Plant leaves are like botanical solar panels that collect the sun's rays and convert the energy into plant food through the process of photosynthesis. A red flag that something's amiss is when a plant's leaves curl unnaturally. The causes vary, depending on specific plants and their environment, but the effect is the same -- it hinders a plant's ability to photosynthesize, which compromises the plant's health. Preventing leaf curl is sometimes the only way to save a plant from an untimely death.
A plant's sensitivity to its environment can cause its leaves to curl. This is a common physiological disorder of tomato (Lycopersicon esculentum). Typically, when a tomato plant's leaves react to environmental stresses, they curl upward and roll inward, usually starting with the lower leaves and moving up a plant. Environmental factors that cause leaf curl include:
- Drought. During times of insufficient rainfall, particularly in hot weather, a plant's leaves may curl as a defense mechanism to try and conserve moisture. Water plants as recommended, typically 1 inch of water each week during hot and dry weather.
- Excessive nitrogen fertilizer. Chemical fertilizers -- whether synthetic or organic -- can stress plants. Nitrogen, which is commonly added as a "green-up" fertilizer, can burn plants. Only add fertilizer based on soil-test recommendations.
- Transplant shock. As they leave the familiar surroundings of the nursery containers they were grown in and settle into the unfamiliar environment of your garden, their leaves may curl. You can mitigate transplant shock by gently removing them from the containers, being careful not to damage the roots. Water plants well after you plant them in your garden.
Biological factors -- from living organisms -- can damage plants and cause leaf curl, such as:
- Peach leaf curl. In U.S. Department of Agriculture plant hardiness zones 4 through 8, peach trees (Prunus persica) are susceptible to a fungus caused by the pathogen Taphrina deformans.
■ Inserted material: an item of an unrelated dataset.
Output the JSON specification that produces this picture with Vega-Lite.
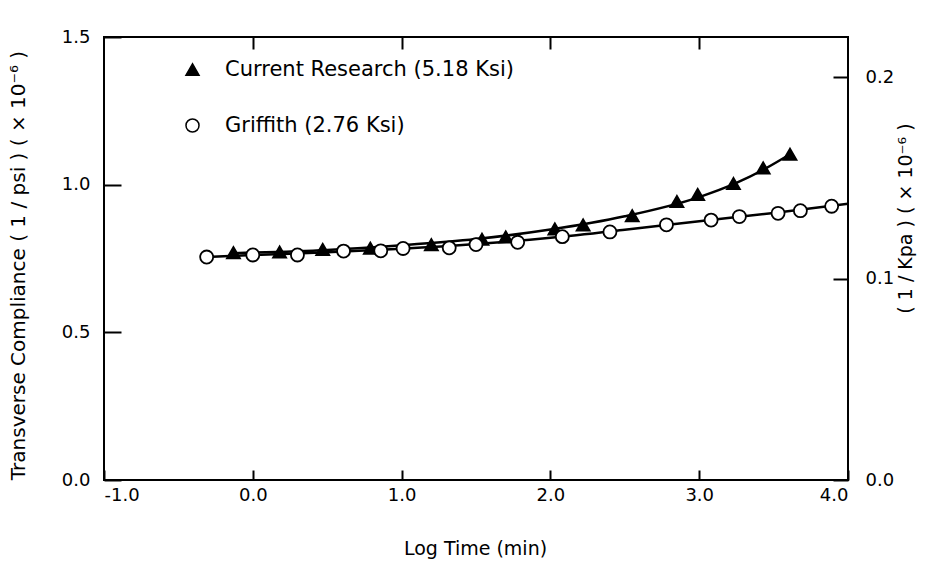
{
  "$schema": "https://vega.github.io/schema/vega-lite/v6.json",
  "width": 744,
  "height": 443,
  "autosize": {"type": "none"},
  "padding": {"left": 104, "top": 37, "right": 95, "bottom": 90},
  "background": "white",
  "config": {
    "view": {"stroke": "black", "strokeWidth": 2},
    "font": "DejaVu Sans",
    "axis": {
      "grid": false,
      "domain": false,
      "tickColor": "black",
      "tickWidth": 2,
      "labelColor": "black",
      "titleColor": "black",
      "labelFont": "DejaVu Sans",
      "titleFont": "DejaVu Sans",
      "labelFontSize": 18,
      "titleFontSize": 19,
      "titleFontWeight": "normal"
    }
  },
  "datasets": {
    "curves": [
      {"series": "Griffith (2.76 Ksi)", "logTime": -0.31, "compliance": 0.755},
      {"series": "Griffith (2.76 Ksi)", "logTime": 0.0, "compliance": 0.762},
      {"series": "Griffith (2.76 Ksi)", "logTime": 0.5, "compliance": 0.771},
      {"series": "Griffith (2.76 Ksi)", "logTime": 1.0, "compliance": 0.783},
      {"series": "Griffith (2.76 Ksi)", "logTime": 1.5, "compliance": 0.799},
      {"series": "Griffith (2.76 Ksi)", "logTime": 2.0, "compliance": 0.82},
      {"series": "Griffith (2.76 Ksi)", "logTime": 2.5, "compliance": 0.847},
      {"series": "Griffith (2.76 Ksi)", "logTime": 3.0, "compliance": 0.876},
      {"series": "Griffith (2.76 Ksi)", "logTime": 3.5, "compliance": 0.904},
      {"series": "Griffith (2.76 Ksi)", "logTime": 4.0, "compliance": 0.935},
      {"series": "Current Research (5.18 Ksi)", "logTime": -0.13, "compliance": 0.768},
      {"series": "Current Research (5.18 Ksi)", "logTime": 0.5, "compliance": 0.779},
      {"series": "Current Research (5.18 Ksi)", "logTime": 1.0, "compliance": 0.795},
      {"series": "Current Research (5.18 Ksi)", "logTime": 1.5, "compliance": 0.816},
      {"series": "Current Research (5.18 Ksi)", "logTime": 2.0, "compliance": 0.848},
      {"series": "Current Research (5.18 Ksi)", "logTime": 2.5, "compliance": 0.893},
      {"series": "Current Research (5.18 Ksi)", "logTime": 3.0, "compliance": 0.958},
      {"series": "Current Research (5.18 Ksi)", "logTime": 3.25, "compliance": 1.006},
      {"series": "Current Research (5.18 Ksi)", "logTime": 3.45, "compliance": 1.056},
      {"series": "Current Research (5.18 Ksi)", "logTime": 3.61, "compliance": 1.103}
    ],
    "markers": [
      {"series": "Current Research (5.18 Ksi)", "logTime": -0.13, "compliance": 0.77},
      {"series": "Current Research (5.18 Ksi)", "logTime": 0.18, "compliance": 0.772},
      {"series": "Current Research (5.18 Ksi)", "logTime": 0.47, "compliance": 0.781},
      {"series": "Current Research (5.18 Ksi)", "logTime": 0.79, "compliance": 0.785},
      {"series": "Current Research (5.18 Ksi)", "logTime": 1.2, "compliance": 0.797},
      {"series": "Current Research (5.18 Ksi)", "logTime": 1.54, "compliance": 0.815},
      {"series": "Current Research (5.18 Ksi)", "logTime": 1.7, "compliance": 0.823},
      {"series": "Current Research (5.18 Ksi)", "logTime": 2.03, "compliance": 0.85},
      {"series": "Current Research (5.18 Ksi)", "logTime": 2.22, "compliance": 0.864},
      {"series": "Current Research (5.18 Ksi)", "logTime": 2.55, "compliance": 0.895},
      {"series": "Current Research (5.18 Ksi)", "logTime": 2.85, "compliance": 0.943},
      {"series": "Current Research (5.18 Ksi)", "logTime": 2.99, "compliance": 0.967},
      {"series": "Current Research (5.18 Ksi)", "logTime": 3.23, "compliance": 1.004},
      {"series": "Current Research (5.18 Ksi)", "logTime": 3.43, "compliance": 1.057},
      {"series": "Current Research (5.18 Ksi)", "logTime": 3.61, "compliance": 1.103},
      {"series": "Griffith (2.76 Ksi)", "logTime": -0.31, "compliance": 0.755},
      {"series": "Griffith (2.76 Ksi)", "logTime": 0.0, "compliance": 0.762},
      {"series": "Griffith (2.76 Ksi)", "logTime": 0.3, "compliance": 0.762},
      {"series": "Griffith (2.76 Ksi)", "logTime": 0.61, "compliance": 0.775},
      {"series": "Griffith (2.76 Ksi)", "logTime": 0.86, "compliance": 0.776},
      {"series": "Griffith (2.76 Ksi)", "logTime": 1.01, "compliance": 0.784},
      {"series": "Griffith (2.76 Ksi)", "logTime": 1.32, "compliance": 0.786},
      {"series": "Griffith (2.76 Ksi)", "logTime": 1.5, "compliance": 0.797},
      {"series": "Griffith (2.76 Ksi)", "logTime": 1.78, "compliance": 0.805},
      {"series": "Griffith (2.76 Ksi)", "logTime": 2.08, "compliance": 0.824},
      {"series": "Griffith (2.76 Ksi)", "logTime": 2.4, "compliance": 0.84},
      {"series": "Griffith (2.76 Ksi)", "logTime": 2.78, "compliance": 0.864},
      {"series": "Griffith (2.76 Ksi)", "logTime": 3.08, "compliance": 0.88},
      {"series": "Griffith (2.76 Ksi)", "logTime": 3.27, "compliance": 0.892},
      {"series": "Griffith (2.76 Ksi)", "logTime": 3.53, "compliance": 0.903},
      {"series": "Griffith (2.76 Ksi)", "logTime": 3.68, "compliance": 0.912},
      {"series": "Griffith (2.76 Ksi)", "logTime": 3.89, "compliance": 0.927}
    ]
  },
  "layer": [
    {
      "data": {"name": "curves"},
      "mark": {"type": "line", "color": "black", "strokeWidth": 2.5, "interpolate": "monotone"},
      "encoding": {
        "x": {
          "field": "logTime", "type": "quantitative",
          "scale": {"domain": [-1, 4], "nice": false, "zero": false},
          "axis": {
            "orient": "bottom", "values": [-1, 0, 1, 2, 3, 4], "format": ".1f",
            "labelExpr": "replace(datum.label, '\u2212', '-')",
            "tickSize": -10, "labelPadding": 16,
            "title": "Log Time (min)",
            "titleX": 371, "titleY": 68, "titleAlign": "center", "titleBaseline": "middle"
          }
        },
        "y": {
          "field": "compliance", "type": "quantitative",
          "scale": {"domain": [0, 1.5], "nice": false},
          "axis": {
            "orient": "left", "values": [0, 0.5, 1, 1.5], "format": ".1f",
            "tickSize": -17, "labelPadding": 31,
            "title": "Transverse Compliance  ( 1 / psi ) ( × 10⁻⁶ )",
            "titleFontSize": 20,
            "titleAngle": 270, "titleX": -86, "titleY": 228, "titleAlign": "center", "titleBaseline": "middle"
          }
        },
        "detail": {"field": "series"}
      }
    },
    {
      "data": {"name": "markers"},
      "mark": {"type": "point", "filled": true, "stroke": "black", "strokeWidth": 1.8, "opacity": 1},
      "encoding": {
        "x": {"field": "logTime", "type": "quantitative", "scale": {"domain": [-1, 4], "nice": false, "zero": false}, "axis": null},
        "y": {"field": "compliance", "type": "quantitative", "scale": {"domain": [0, 1.5], "nice": false}, "axis": null},
        "shape": {
          "field": "series", "type": "nominal",
          "scale": {"domain": ["Current Research (5.18 Ksi)", "Griffith (2.76 Ksi)"], "range": ["triangle-up", "circle"]},
          "legend": {
            "orient": "none", "legendX": 78, "legendY": 22, "title": null,
            "labelFontSize": 21, "labelFont": "DejaVu Sans", "labelColor": "black", "labelLimit": 0,
            "rowPadding": 34, "labelOffset": 22, "symbolSize": 170,
            "encode": {"symbols": {"update": {"stroke": {"value": "black"}, "strokeWidth": {"value": 1.8}, "opacity": {"value": 1}}}}
          }
        },
        "fill": {
          "field": "series", "type": "nominal",
          "scale": {"domain": ["Current Research (5.18 Ksi)", "Griffith (2.76 Ksi)"], "range": ["black", "white"]},
          "legend": {
            "orient": "none", "legendX": 78, "legendY": 22, "title": null,
            "labelFontSize": 21, "labelFont": "DejaVu Sans", "labelColor": "black", "labelLimit": 0,
            "rowPadding": 34, "labelOffset": 22, "symbolSize": 170,
            "encode": {"symbols": {"update": {"stroke": {"value": "black"}, "strokeWidth": {"value": 1.8}, "opacity": {"value": 1}}}}
          }
        },
        "size": {"value": 170}
      }
    },
    {
      "data": {"values": [{}]},
      "mark": {"type": "rule", "opacity": 0},
      "encoding": {
        "x": {
          "datum": 0, "type": "quantitative",
          "scale": {"domain": [-1, 4], "nice": false, "zero": false},
          "axis": {"orient": "top", "values": [0, 1, 2, 3], "labels": false, "tickSize": -12, "title": null}
        },
        "y": {
          "datum": 0, "type": "quantitative",
          "scale": {"domain": [0, 0.22], "nice": false},
          "axis": {
            "orient": "right", "values": [0, 0.1, 0.2], "format": ".1f",
            "tickSize": -15, "labelPadding": 32,
            "title": "( 1 / Kpa ) ( × 10⁻⁶ )",
            "titleFontSize": 19,
            "titleAngle": 270, "titleX": 57, "titleY": 181, "titleAlign": "center", "titleBaseline": "middle"
          }
        }
      }
    }
  ],
  "resolve": {"scale": {"y": "independent"}, "axis": {"x": "independent", "y": "independent"}}
}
New leaves emerge in spring with curled edges and puckered, reddish areas. By the time you see peach leaf curl symptoms, fungicides won't help. Avoid excessive fertilization, which makes plants more susceptible to the fungus.
- Curly top virus. Leafhoppers are insects that transmit curly top virus, typically to vegetable plants. Commonly, the leaves curl and cup upward, and veins may become purplish. There is no cure for plant viruses, and infected plants cannot recover. Remove and discard diseased plants.
- Boxwood psyllid. The primary insect pest of boxwood shrubs (Buxus sempervirens, USDA zones 5 through 8) is the boxwood psyllid. As psyllids feed on boxwood leaves, their sharp mouthpieces pierce plant tissue and siphon the cell sap. In response, the leaves curl markedly upward. Timing is the key to preventing damage. As soon as you notice cupped leaves in spring, which means that newly hatched nymphs have begun feeding, prune and discard all the growing tips. This not only removes the nymphs but also the eggs that have not hatched yet, preventing more damage. Another control option is to spray the nymphs with a premixed, ready-to-use insecticidal soap, but you have to spray inside the cupped leaves for the soap to reach the insects.
Herbicides -- chemicals that kill plants -- can cause curling leaves on unintended targets. Commonly called "herbicide drift," this is typically a problem on windy days. But even when the wind isn't blowing, chemical sprays can turn into invisible vapor, particularly in hot weather, and drift onto plants. Don't spray chemicals on windy days, and direct sprays close to target plants.